Se o que caracteriza os oprimidos, como ‘consciência servil’ em relação à consciência do senhor, é fazer-se quase ‘coisa’ e transformar-se, como salienta Hegel [...], em ‘consciência para outro’, a solidariedade verdadeira com eles está em com eles lutar para a transformação da realidade objetiva que os faz ser este ‘ser para outro’ (FREIRE, 1987, p. 36).
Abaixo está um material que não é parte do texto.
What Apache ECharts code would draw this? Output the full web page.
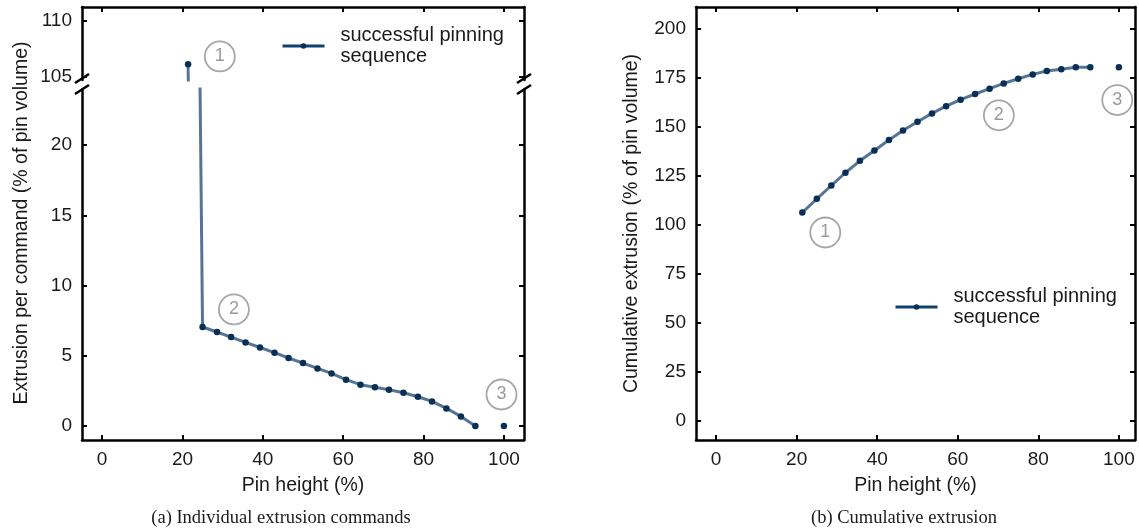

        Freire, porém, não aceita a noção hegeliana de “reconciliação e síntese”, e abdica da noção de desenvolvimento positivo da história. A história perde qualquer paradigma que garanta seu progresso positivo para a humanização e emancipação. A grande diferença entre Hegel e Freire será, justamente, a superação da positividade da negação natural hegeliana na Pedagogia do Oprimido. Esvaziada da noção de positividade, a humanidade só pode ser pensada enquanto projeto coletivo. A relação opressor/oprimido em Freire aponta não só para a emancipação das injustiças decorrentes da exploração do trabalho, mas também para a tarefa coletiva da construção do sentido que se dá ao processo de humanização. Assim, Hegel está na base da sua noção de libertação enquanto comunhão: a liberdade é o próprio processo de constituição da razão na relação opressor/oprimido. É racional reconhecer o outro como igual, portanto livre. Livre o oprimido da opressão, e livre o opressor do seu impulso dominador. O jogo de forças, a relação dialética, opressor/oprimido, constrói constantemente a ordem social na qual um e outro se “formam”, educam suas mentes e sentimentos.


Benedito Fernando Pereira
Quinto Período de Filosofia

REFERÊNCIA

FREIRE, Paulo. Pedagogia do oprimido. São Paulo: Paz e Terra, 1987.